JG1, you could be my twin-brother.... what you described is exactly what happens with me.
Except my "high" only lasts a few minutes, and wears off soon after the first few mouthfuls of whatever I'm binging on.... that's when I start to feel guilty and depressed, but I can't stop myself.
At the place where I work, there's boxes of cookies and cakes which for some reason, are a deleted line (ie. we don't sell them anymore so they're free to whoever wants them) and there's some stuff in there that I absolutely LOVE!! They're kinda like bars, made with oatmeal, rice bubbles (or rice crispies as they're known in North America), corn flakes, dessicated coconut, dried fruit and honey.... damn, they're good. I usually open the box and just look.... then I start thinking and getting tempted, and eventually I talk myself into it. But I don't stop at those.... I then eat the other things in the box, things which are higher in sugar and fat. Then I make my way to the ice-cream.... ah, it's a disaster!!
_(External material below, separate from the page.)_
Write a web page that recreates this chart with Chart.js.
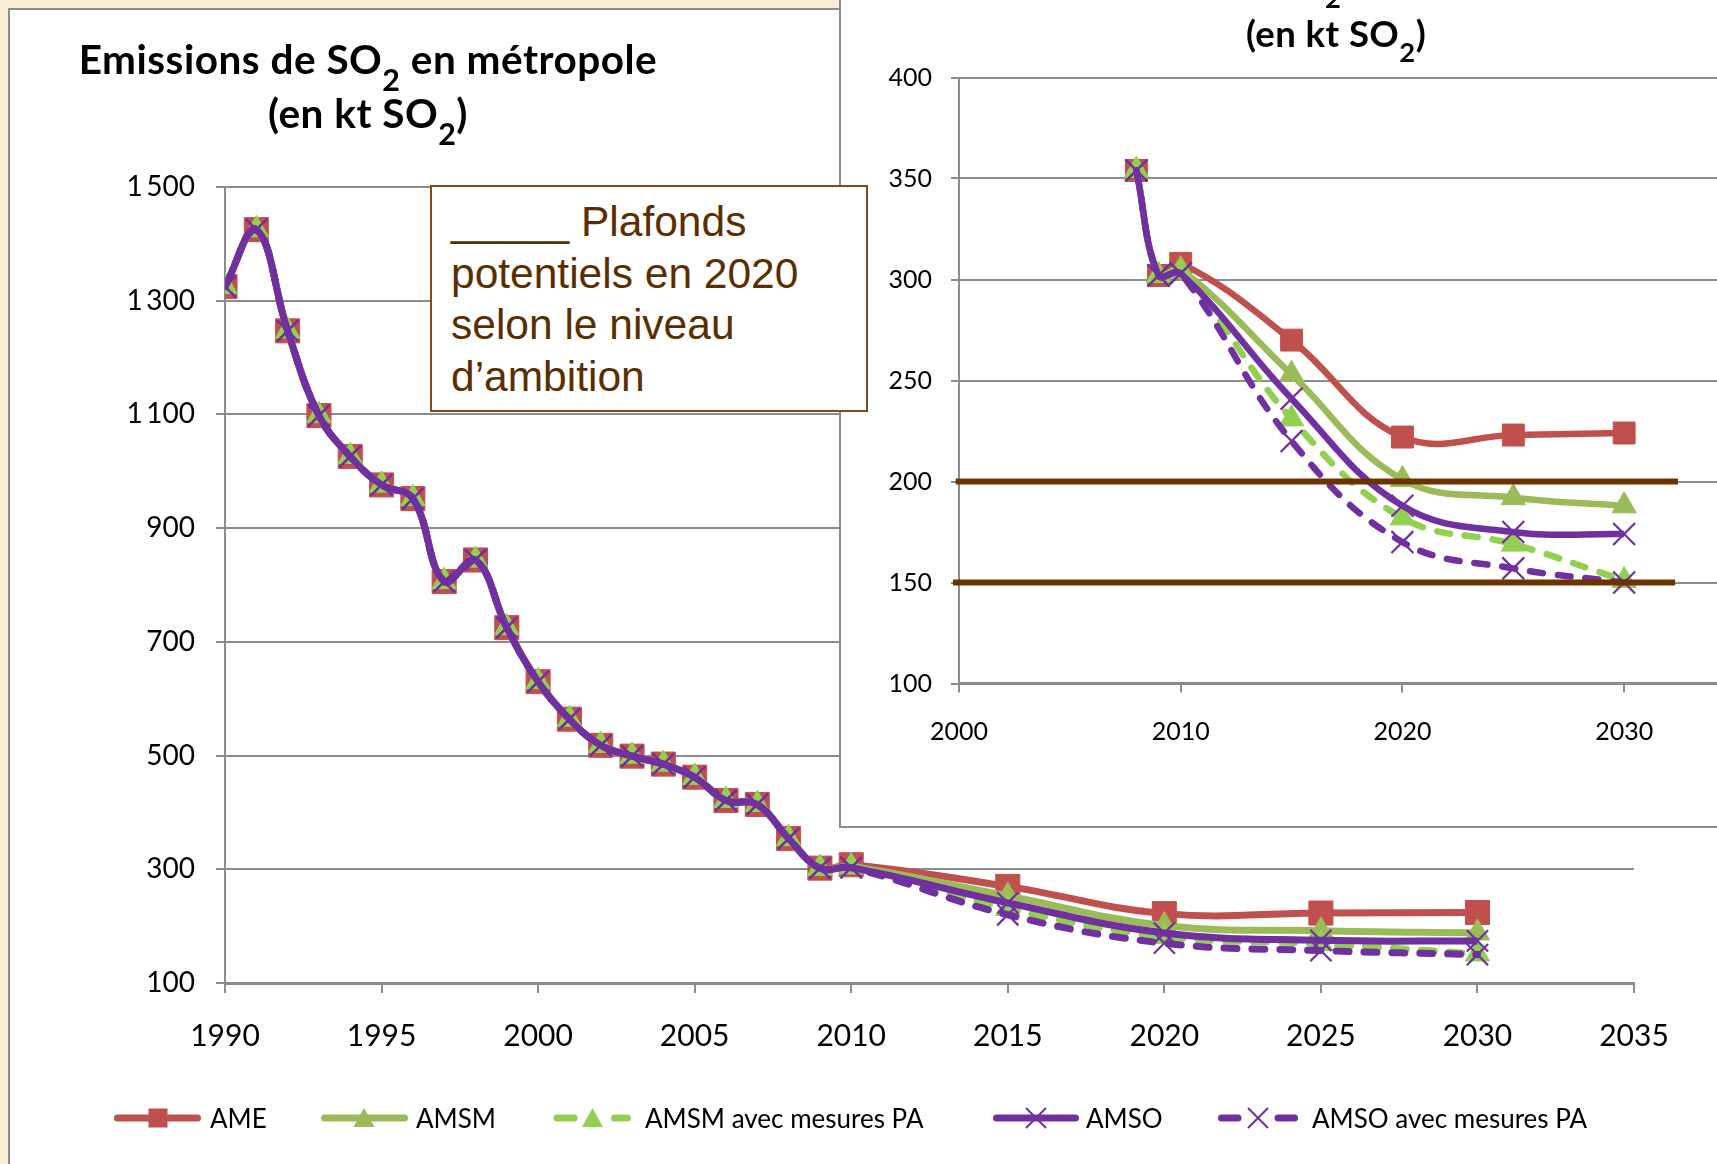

It's like a recovering smack addict working in an underground drug lab.... all this stuff is there for the taking, and I'm encouraged by my collegues and boss to eat it!! It's torture.
Anyway.... on the positive side, I think I've already eaten all of those oat/cereal/honey bars.... and I don't think the other stuff will tempt me quite the same. I certainly hope not anyway.... starting tomorrow I want to do a COMPLETELY strict CKD week, including cardio.
But just like you, JG1.... I've said that before.